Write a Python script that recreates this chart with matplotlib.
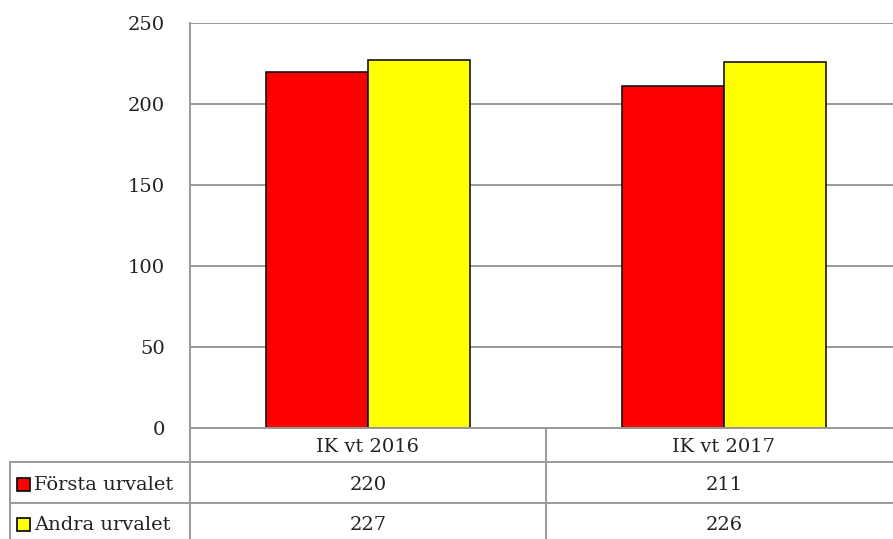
import matplotlib
matplotlib.use('Agg')
import matplotlib.pyplot as plt
from matplotlib.patches import Rectangle

categories = ['IK vt 2016', 'IK vt 2017']
series_names = ['Första urvalet', 'Andra urvalet']
forsta = [220, 211]
andra = [227, 226]
colors = ['#ff0000', '#ffff00']
yticks = [0, 50, 100, 150, 200, 250]

W, H = 893, 539
grid = '#999999'
font = 'DejaVu Serif'
fs = 14

fig = plt.figure(figsize=(W / 100, H / 100), dpi=100)

# plot area in pixel terms: x 190..902, y 23..428
ax = fig.add_axes([190 / W, (H - 428) / H, 712 / W, 405 / H])
x = range(len(categories))
bw = 0.287
ax.bar([i - bw / 2 for i in x], forsta, bw, color=colors[0], edgecolor='black', linewidth=1.1, zorder=3)
ax.bar([i + bw / 2 for i in x], andra, bw, color=colors[1], edgecolor='black', linewidth=1.1, zorder=3)
ax.set_xlim(-0.5, len(categories) - 0.5)
ax.set_ylim(0, 250)
ax.set_yticks(yticks)
ax.set_yticklabels([str(v) for v in yticks], fontfamily=font, fontsize=fs, color='#222222')
ax.tick_params(axis='y', length=0, pad=18)
ax.set_xticks([])
ax.yaxis.grid(True, color=grid, linewidth=1.4, zorder=0)
for s in ax.spines.values():
    s.set_visible(False)

# data table drawn in pixel coordinates on an overlay axes
tab = fig.add_axes([0, 0, 1, 1], facecolor='none')
tab.set_xlim(0, W)
tab.set_ylim(H, 0)
tab.axis('off')
lk = dict(color=grid, linewidth=1.4)
tab.plot([190, 190], [23, H], **lk)
tab.plot([190, W], [428, 428], **lk)
tab.plot([10, W], [462, 462], **lk)
tab.plot([10, W], [503, 503], **lk)
tab.plot([10, 10], [462, H], **lk)
tab.plot([546, 546], [428, H], **lk)

col_c = [368, 724]
row_c = [447, 485, 525]
tk = dict(fontfamily=font, fontsize=fs, color='#222222', ha='center', va='center')
for i, c in enumerate(categories):
    tab.text(col_c[i], row_c[0], c, **tk)
for r, (name, vals) in enumerate(zip(series_names, [forsta, andra])):
    y = row_c[r + 1]
    tab.add_patch(Rectangle((17, y - 7), 13, 13, facecolor=colors[r], edgecolor='black', linewidth=1.2))
    tab.text(34, y, name, fontfamily=font, fontsize=fs, color='#222222', ha='left', va='center')
    for i, v in enumerate(vals):
        tab.text(col_c[i], y, str(v), **tk)

fig.savefig('out.png', dpi=100)
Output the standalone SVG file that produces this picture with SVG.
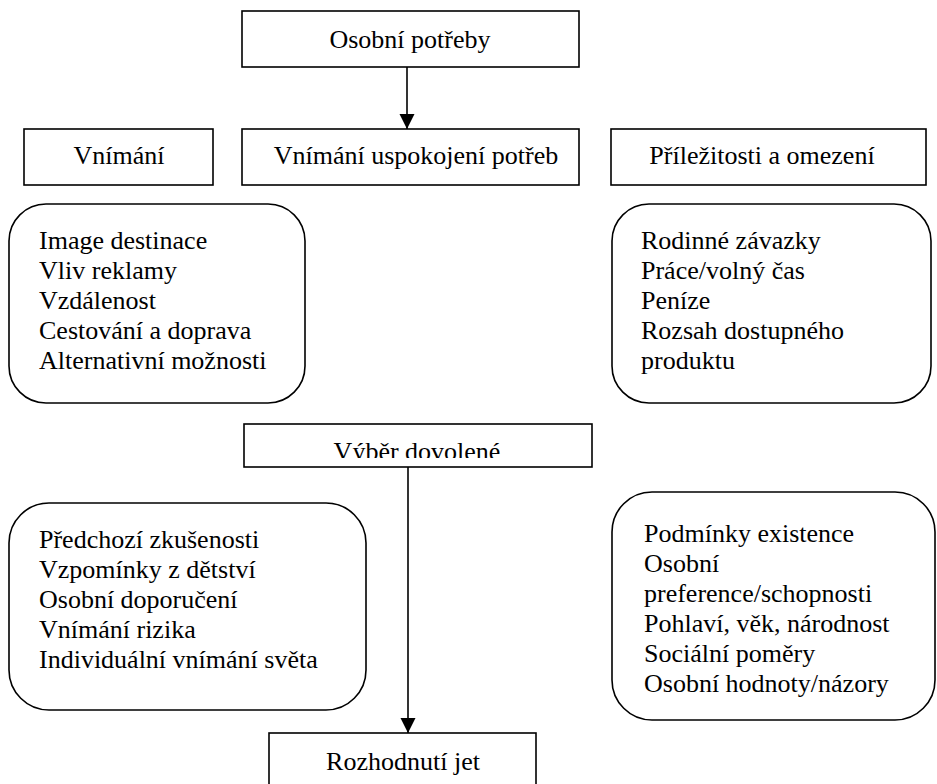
<svg xmlns="http://www.w3.org/2000/svg" width="937" height="784" viewBox="0 0 937 784">
<style>
.box{fill:#fff;stroke:#000;stroke-width:1.6}
.t{font-family:"Liberation Serif","Times New Roman",Tinos,"DejaVu Serif","Noto Serif",serif;font-size:26px;fill:#000}
.c{text-anchor:middle}
.edge{stroke:#000;stroke-width:1.6;fill:none}
</style>
<defs>
<marker id="ah" markerWidth="16" markerHeight="16" refX="15" refY="7.5" orient="auto" markerUnits="userSpaceOnUse">
<path d="M0,0 L15,7.5 L0,15 Z" fill="#000"/>
</marker>
<clipPath id="vclip"><rect x="244" y="424" width="348" height="34"/></clipPath>
</defs>
<rect width="937" height="784" fill="#fff"/>
<g id="connectors">
<line class="edge" x1="407" y1="67" x2="407" y2="129" marker-end="url(#ah)"/>
<line class="edge" x1="408" y1="467" x2="408" y2="733" marker-end="url(#ah)"/>
</g>
<g id="osobni-potreby">
<rect class="box" x="242" y="11" width="337" height="56"/>
<text class="t c" x="410" y="48" font-family="Liberation Serif, serif">Osobní potřeby</text>
</g>
<g id="vnimani">
<rect class="box" x="24" y="129" width="189" height="56"/>
<text class="t c" x="119" y="164">Vnímání</text>
</g>
<g id="vnimani-uspokojeni">
<rect class="box" x="242" y="129" width="337" height="56"/>
<text class="t c" x="416" y="164">Vnímání uspokojení potřeb</text>
</g>
<g id="prilezitosti">
<rect class="box" x="611" y="129" width="315" height="56"/>
<text class="t c" x="762" y="164">Příležitosti a omezení</text>
</g>
<g id="vnimani-list">
<rect class="box" x="9" y="204" width="296" height="199" rx="37" ry="37"/>
<text class="t" x="39" y="249">Image destinace</text>
<text class="t" x="39" y="279">Vliv reklamy</text>
<text class="t" x="39" y="309">Vzdálenost</text>
<text class="t" x="39" y="339">Cestování a doprava</text>
<text class="t" x="39" y="369">Alternativní možnosti</text>
</g>
<g id="prilezitosti-list">
<rect class="box" x="612" y="204" width="319" height="199" rx="37" ry="37"/>
<text class="t" x="641" y="249">Rodinné závazky</text>
<text class="t" x="641" y="279">Práce/volný čas</text>
<text class="t" x="641" y="309">Peníze</text>
<text class="t" x="641" y="339">Rozsah dostupného</text>
<text class="t" x="641" y="369">produktu</text>
</g>
<g id="vyber-dovolene">
<rect class="box" x="244" y="424" width="348" height="43"/>
<text class="t c" x="417" y="460" clip-path="url(#vclip)">Výběr dovolené</text>
</g>
<g id="zkusenosti-list">
<rect class="box" x="9" y="503" width="357" height="207" rx="40" ry="40"/>
<text class="t" x="39" y="548">Předchozí zkušenosti</text>
<text class="t" x="39" y="578">Vzpomínky z dětství</text>
<text class="t" x="39" y="608">Osobní doporučení</text>
<text class="t" x="39" y="638">Vnímání rizika</text>
<text class="t" x="39" y="668">Individuální vnímání světa</text>
</g>
<g id="podminky-list">
<rect class="box" x="612" y="492" width="323" height="228" rx="40" ry="40"/>
<text class="t" x="644" y="542">Podmínky existence</text>
<text class="t" x="644" y="572">Osobní</text>
<text class="t" x="644" y="602">preference/schopnosti</text>
<text class="t" x="644" y="632">Pohlaví, věk, národnost</text>
<text class="t" x="644" y="662">Sociální poměry</text>
<text class="t" x="644" y="692">Osobní hodnoty/názory</text>
</g>
<g id="rozhodnuti-jet">
<rect class="box" x="269" y="733" width="267" height="60"/>
<text class="t c" x="403" y="770">Rozhodnutí jet</text>
</g>
</svg>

──────────────────────────────

Exercise details: Search the entries for "matplotlib" and copy out each line that has it.

Written answer:
Write a Python script that recreates this chart with matplotlib.
import matplotlib
matplotlib.use('Agg')
import matplotlib.pyplot as plt
from matplotlib.patches import Rectangle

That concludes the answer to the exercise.